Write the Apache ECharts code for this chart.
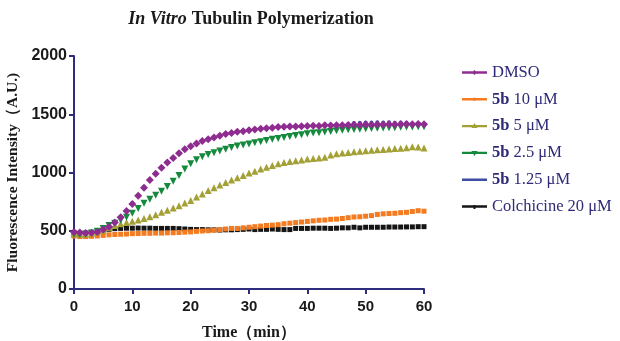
<!DOCTYPE html>
<html><head><meta charset="utf-8">
<script src="https://cdn.jsdelivr.net/npm/echarts@6/dist/echarts.min.js"></script>
<style>html,body{margin:0;padding:0;background:#fff}#c{width:620px;height:341px}</style>
</head><body><div id="c"></div>
<script>
const times = Array.from({length: 61}, (_, i) => i);
const seriesNames = ['DMSO', '5b 10 μM', '5b 5 μM', '5b 2.5 μM', '5b 1.25 μM', 'Colchicine 20 μM'];
const dmso = [490,485,480,482,490,510,535,570,615,670,730,800,870,935,990,1040,1085,1125,1165,1200,1225,1250,1270,1285,1300,1315,1330,1340,1350,1355,1362,1370,1375,1380,1385,1390,1392,1395,1395,1398,1400,1402,1400,1405,1404,1406,1405,1408,1410,1408,1412,1410,1413,1412,1415,1413,1415,1416,1414,1417,1415];
const b10 = [455,450,450,452,455,460,465,468,470,472,475,476,478,478,480,480,482,483,485,488,490,495,498,500,505,510,515,520,520,525,530,535,540,545,548,552,560,565,570,575,580,585,590,592,598,600,605,612,618,620,625,630,640,645,648,650,655,658,665,672,668];
const b5 = [475,470,470,478,490,505,525,545,560,570,582,592,605,620,638,658,675,695,715,738,760,790,815,845,870,892,915,935,955,975,995,1010,1030,1045,1060,1075,1085,1095,1100,1108,1115,1120,1125,1130,1150,1160,1168,1172,1178,1182,1186,1190,1195,1198,1202,1205,1208,1212,1222,1218,1210];
const b25 = [470,468,472,480,495,520,545,565,590,615,650,690,735,770,805,840,880,925,975,1030,1075,1110,1135,1155,1170,1185,1200,1215,1228,1235,1245,1255,1265,1275,1285,1292,1300,1310,1318,1325,1332,1338,1342,1348,1352,1358,1362,1368,1370,1372,1375,1378,1380,1382,1385,1385,1388,1390,1390,1393,1392];
const b125 = [488,484,480,483,492,512,538,572,618,672,735,805,878,940,995,1045,1088,1128,1168,1202,1228,1252,1272,1288,1302,1318,1332,1342,1352,1358,1365,1372,1378,1382,1388,1392,1395,1398,1398,1400,1402,1404,1403,1408,1408,1410,1410,1415,1425,1428,1430,1430,1432,1430,1432,1428,1430,1425,1418,1420,1418];
const colch = [480,475,478,485,495,505,512,518,520,522,522,523,522,522,520,520,520,520,518,515,512,510,510,508,508,506,508,508,510,512,515,510,512,512,515,512,510,510,520,520,520,522,522,522,520,522,525,525,530,525,530,530,530,530,532,532,532,533,533,535,535];
const yTicks = [0, 500, 1000, 1500, 2000];
const xTicks = [0, 10, 20, 30, 40, 50, 60];

const values = [dmso, b10, b5, b25, b125, colch];
const colors = ['#8E2C8F', '#F47B20', '#A3A035', '#15893C', '#3E4CA2', '#151515'];
const symbols = ['diamond', 'rect', 'triangle', 'path://M0,0 L10,0 L5,9 Z', 'circle', 'rect'];
const sizes = [8, 5, 7, 7, 4, 5];
const axisColor = '#2E2D7C';
const z = [6, 3, 4, 5, 2, 1];

// legend icons: thin line with a tiny marker in the middle (bbox forced to 25x14)
const bboxPts = 'M0,0 L0.01,0 L0,0.01 Z M25,14 L24.99,14 L25,13.99 Z ';
const lineRect = 'M0,5.8 L25,5.8 L25,8.2 L0,8.2 Z ';
const legendMarks = [
  'M12.5,4.5 L15,7 L12.5,9.5 L10,7 Z',
  'M11,5.5 L14,5.5 L14,8.5 L11,8.5 Z',
  'M12.5,4 L15.5,9 L9.5,9 Z',
  'M9.5,5 L15.5,5 L12.5,10 Z',
  'M11.5,6 L13.5,6 L13.5,8 L11.5,8 Z',
  'M11.5,5.5 L13.5,5.5 L13.5,9.5 L11.5,9.5 Z'
];

const chart = echarts.init(document.getElementById('c'), null, {renderer: 'canvas'});
const series = seriesNames.map((n, i) => ({
  name: n, type: 'line', data: times.map((t, j) => [t, values[i][j]]),
  symbol: symbols[i], symbolSize: sizes[i], showAllSymbol: true,
  itemStyle: {color: colors[i]}, lineStyle: {width: 0, color: colors[i]},
  z: z[i], animation: false
}));
chart.setOption({
  animation: false,
  title: {
    text: '{i|In Vitro} {n|Tubulin Polymerization}', left: 246, top: 5, textAlign: 'center',
    textStyle: {rich: {
      i: {fontFamily: 'Liberation Serif', fontStyle: 'italic', fontWeight: 'bold', fontSize: 18, color: '#1a1a1a'},
      n: {fontFamily: 'Liberation Serif', fontWeight: 'bold', fontSize: 18, color: '#1a1a1a'}
    }}
  },
  legend: {
    orient: 'vertical', left: 457, top: 59, itemWidth: 25, itemHeight: 14, itemGap: 9.8,
    data: seriesNames.map((n, i) => ({name: n, icon: 'path://' + bboxPts + lineRect + legendMarks[i]})),
    formatter: function (n) {
      if (n.indexOf('5b') === 0) return '{b|5b}{t|' + n.slice(2) + '}';
      return '{t|' + n + '}';
    },
    textStyle: {rich: {
      b: {fontFamily: 'Liberation Serif', fontWeight: 'bold', fontSize: 16.5, color: '#2E2A78'},
      t: {fontFamily: 'Liberation Serif', fontSize: 16.5, color: '#2E2A78'}
    }}
  },
  grid: {left: 74, right: 196, top: 56, bottom: 52, containLabel: false, outerBoundsMode: 'none'},
  xAxis: {
    type: 'value', min: 0, max: 60, interval: 10,
    name: 'Time（min）', nameLocation: 'middle', nameGap: 36,
    nameTextStyle: {fontFamily: 'Liberation Serif', fontWeight: 'bold', fontSize: 16, color: '#1a1a1a'},
    axisLine: {show: true, lineStyle: {color: axisColor, width: 2}},
    axisTick: {show: true, length: 5, lineStyle: {color: axisColor, width: 2}},
    axisLabel: {fontFamily: 'Liberation Sans', fontWeight: 'bold', fontSize: 15, color: '#1a1a1a', margin: 10},
    splitLine: {show: false}
  },
  yAxis: {
    type: 'value', min: 0, max: 2000, interval: 500,
    name: 'Fluorescence Intensity（A.U.)', nameLocation: 'middle', nameGap: 51, nameRotate: 90,
    nameTextStyle: {fontFamily: 'Liberation Serif', fontWeight: 'bold', fontSize: 15.5, color: '#1a1a1a'},
    axisLine: {show: true, lineStyle: {color: axisColor, width: 2}},
    axisTick: {show: true, length: 5, lineStyle: {color: axisColor, width: 2}},
    axisLabel: {fontFamily: 'Liberation Sans', fontWeight: 'bold', fontSize: 16, color: '#1a1a1a', margin: 7,
      formatter: v => String(v)},
    splitLine: {show: false}
  },
  series: series
});
</script></body></html>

****************

- EXERCISE -
Quote every line word for word and keep the images out of the copy.

- COMPLETED TASK -
Write the Apache ECharts code for this chart.
<!DOCTYPE html>
<html><head><meta charset="utf-8">
<script src="https://cdn.jsdelivr.net/npm/echarts@6/dist/echarts.min.js"></script>
<style>html,body{margin:0;padding:0;background:#fff}#c{width:620px;height:341px}</style>
</head><body><div id="c"></div>
<script>
const times = Array.from({length: 61}, (_, i) => i);
const seriesNames = ['DMSO', '5b 10 μM', '5b 5 μM', '5b 2.5 μM', '5b 1.25 μM', 'Colchicine 20 μM'];
const dmso = [490,485,480,482,490,510,535,570,615,670,730,800,870,935,990,1040,1085,1125,1165,1200,1225,1250,1270,1285,1300,1315,1330,1340,1350,1355,1362,1370,1375,1380,1385,1390,1392,1395,1395,1398,1400,1402,1400,1405,1404,1406,1405,1408,1410,1408,1412,1410,1413,1412,1415,1413,1415,1416,1414,1417,1415];
const b10 = [455,450,450,452,455,460,465,468,470,472,475,476,478,478,480,480,482,483,485,488,490,495,498,500,505,510,515,520,520,525,530,535,540,545,548,552,560,565,570,575,580,585,590,592,598,600,605,612,618,620,625,630,640,645,648,650,655,658,665,672,668];
const b5 = [475,470,470,478,490,505,525,545,560,570,582,592,605,620,638,658,675,695,715,738,760,790,815,845,870,892,915,935,955,975,995,1010,1030,1045,1060,1075,1085,1095,1100,1108,1115,1120,1125,1130,1150,1160,1168,1172,1178,1182,1186,1190,1195,1198,1202,1205,1208,1212,1222,1218,1210];
const b25 = [470,468,472,480,495,520,545,565,590,615,650,690,735,770,805,840,880,925,975,1030,1075,1110,1135,1155,1170,1185,1200,1215,1228,1235,1245,1255,1265,1275,1285,1292,1300,1310,1318,1325,1332,1338,1342,1348,1352,1358,1362,1368,1370,1372,1375,1378,1380,1382,1385,1385,1388,1390,1390,1393,1392];
const b125 = [488,484,480,483,492,512,538,572,618,672,735,805,878,940,995,1045,1088,1128,1168,1202,1228,1252,1272,1288,1302,1318,1332,1342,1352,1358,1365,1372,1378,1382,1388,1392,1395,1398,1398,1400,1402,1404,1403,1408,1408,1410,1410,1415,1425,1428,1430,1430,1432,1430,1432,1428,1430,1425,1418,1420,1418];
const colch = [480,475,478,485,495,505,512,518,520,522,522,523,522,522,520,520,520,520,518,515,512,510,510,508,508,506,508,508,510,512,515,510,512,512,515,512,510,510,520,520,520,522,522,522,520,522,525,525,530,525,530,530,530,530,532,532,532,533,533,535,535];
const yTicks = [0, 500, 1000, 1500, 2000];
const xTicks = [0, 10, 20, 30, 40, 50, 60];

const values = [dmso, b10, b5, b25, b125, colch];
const colors = ['#8E2C8F', '#F47B20', '#A3A035', '#15893C', '#3E4CA2', '#151515'];
const symbols = ['diamond', 'rect', 'triangle', 'path://M0,0 L10,0 L5,9 Z', 'circle', 'rect'];
const sizes = [8, 5, 7, 7, 4, 5];
const axisColor = '#2E2D7C';
const z = [6, 3, 4, 5, 2, 1];

// legend icons: thin line with a tiny marker in the middle (bbox forced to 25x14)
const bboxPts = 'M0,0 L0.01,0 L0,0.01 Z M25,14 L24.99,14 L25,13.99 Z ';
const lineRect = 'M0,5.8 L25,5.8 L25,8.2 L0,8.2 Z ';
const legendMarks = [
  'M12.5,4.5 L15,7 L12.5,9.5 L10,7 Z',
  'M11,5.5 L14,5.5 L14,8.5 L11,8.5 Z',
  'M12.5,4 L15.5,9 L9.5,9 Z',
  'M9.5,5 L15.5,5 L12.5,10 Z',
  'M11.5,6 L13.5,6 L13.5,8 L11.5,8 Z',
  'M11.5,5.5 L13.5,5.5 L13.5,9.5 L11.5,9.5 Z'
];

const chart = echarts.init(document.getElementById('c'), null, {renderer: 'canvas'});
const series = seriesNames.map((n, i) => ({
  name: n, type: 'line', data: times.map((t, j) => [t, values[i][j]]),
  symbol: symbols[i], symbolSize: sizes[i], showAllSymbol: true,
  itemStyle: {color: colors[i]}, lineStyle: {width: 0, color: colors[i]},
  z: z[i], animation: false
}));
chart.setOption({
  animation: false,
  title: {
    text: '{i|In Vitro} {n|Tubulin Polymerization}', left: 246, top: 5, textAlign: 'center',
    textStyle: {rich: {
      i: {fontFamily: 'Liberation Serif', fontStyle: 'italic', fontWeight: 'bold', fontSize: 18, color: '#1a1a1a'},
      n: {fontFamily: 'Liberation Serif', fontWeight: 'bold', fontSize: 18, color: '#1a1a1a'}
    }}
  },
  legend: {
    orient: 'vertical', left: 457, top: 59, itemWidth: 25, itemHeight: 14, itemGap: 9.8,
    data: seriesNames.map((n, i) => ({name: n, icon: 'path://' + bboxPts + lineRect + legendMarks[i]})),
    formatter: function (n) {
      if (n.indexOf('5b') === 0) return '{b|5b}{t|' + n.slice(2) + '}';
      return '{t|' + n + '}';
    },
    textStyle: {rich: {
      b: {fontFamily: 'Liberation Serif', fontWeight: 'bold', fontSize: 16.5, color: '#2E2A78'},
      t: {fontFamily: 'Liberation Serif', fontSize: 16.5, color: '#2E2A78'}
    }}
  },
  grid: {left: 74, right: 196, top: 56, bottom: 52, containLabel: false, outerBoundsMode: 'none'},
  xAxis: {
    type: 'value', min: 0, max: 60, interval: 10,
    name: 'Time（min）', nameLocation: 'middle', nameGap: 36,
    nameTextStyle: {fontFamily: 'Liberation Serif', fontWeight: 'bold', fontSize: 16, color: '#1a1a1a'},
    axisLine: {show: true, lineStyle: {color: axisColor, width: 2}},
    axisTick: {show: true, length: 5, lineStyle: {color: axisColor, width: 2}},
    axisLabel: {fontFamily: 'Liberation Sans', fontWeight: 'bold', fontSize: 15, color: '#1a1a1a', margin: 10},
    splitLine: {show: false}
  },
  yAxis: {
    type: 'value', min: 0, max: 2000, interval: 500,
    name: 'Fluorescence Intensity（A.U.)', nameLocation: 'middle', nameGap: 51, nameRotate: 90,
    nameTextStyle: {fontFamily: 'Liberation Serif', fontWeight: 'bold', fontSize: 15.5, color: '#1a1a1a'},
    axisLine: {show: true, lineStyle: {color: axisColor, width: 2}},
    axisTick: {show: true, length: 5, lineStyle: {color: axisColor, width: 2}},
    axisLabel: {fontFamily: 'Liberation Sans', fontWeight: 'bold', fontSize: 16, color: '#1a1a1a', margin: 7,
      formatter: v => String(v)},
    splitLine: {show: false}
  },
  series: series
});
</script></body></html>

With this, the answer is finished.